Well this was a good one!
Normally, I’m as excited about New Years as I am about Valentine’s Day. In my book, they are both ‘let down’ holidays. Both aimed at couples, and destined to leave a single woman disappointed.
But this New Year’s Eve was the best in a long time.
It certainly didn’t start out that way. I had been dating a guy for 3 months, and we broke up the week before Christmas. That was fine. I was going to do it if he didn’t. The only thing was, he wasn’t even clear about breaking up, but that’s another story.
Even more critical, is that before I went home for Christmas, I had New Years Eve plans as a couple. But as new years approached, I had no plans.

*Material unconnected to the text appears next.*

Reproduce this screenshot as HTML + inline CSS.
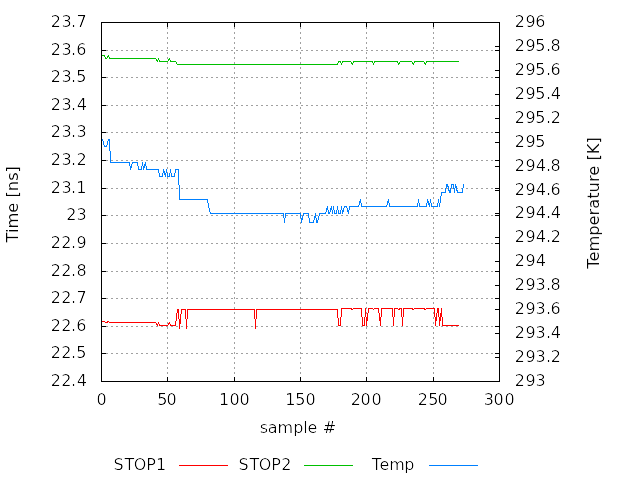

On Friday, I called a few friends and explained my situation. I just didn’t want to sit at home alone. I was more concerned that people would think that I simply didn’t PLAN! At least my excuse led to understanding and M got me invited to a party at a downtown loft. Of course the party turned out to be right next door to ExBF’s friends who have more money than God – a fantastic loft - and were also throwing a party. So I knew I would see ExBF.
When I got to the first party, ExBF’s friend, A was already there, borrowing a few CDs from her neighbor. I took the opportunity to break it to her that we broke up, we talked for a little while and she asked if I was going to join them at midnight to watch the fireworks from their balcony (better view – the whole party was supposed to go over there) I asked if it would be okay, comfort level-wise and she insisted that I join them.
So at about 10:30 my girlfriends and I migrated over for dancing and a better view of the fireworks. There I was, enjoying a penthouse view of the fireworks from their wrap around patio... peering down on the common folk on the street below watching the fireworks from the ground. I’ll admit, I felt a bit superior!
After midnight, I went out on the balcony again to look for ExBF. I wanted to at least wish him a happy new year. The second I was outside he came toward me, from a distance. I stood there, looking fabulous and smiling at him as he approached, and we shared a big hug. He acknowledged that he handled the break-up badly, and that A took it harder than the two of us combined!
I managed to have a fun New Year’s Eve. I got the acknowledgement that I wanted about the breakup. Put a nice little bow on top. And I’m starting the New Year with a fresh slate. Couldn’t ask for more.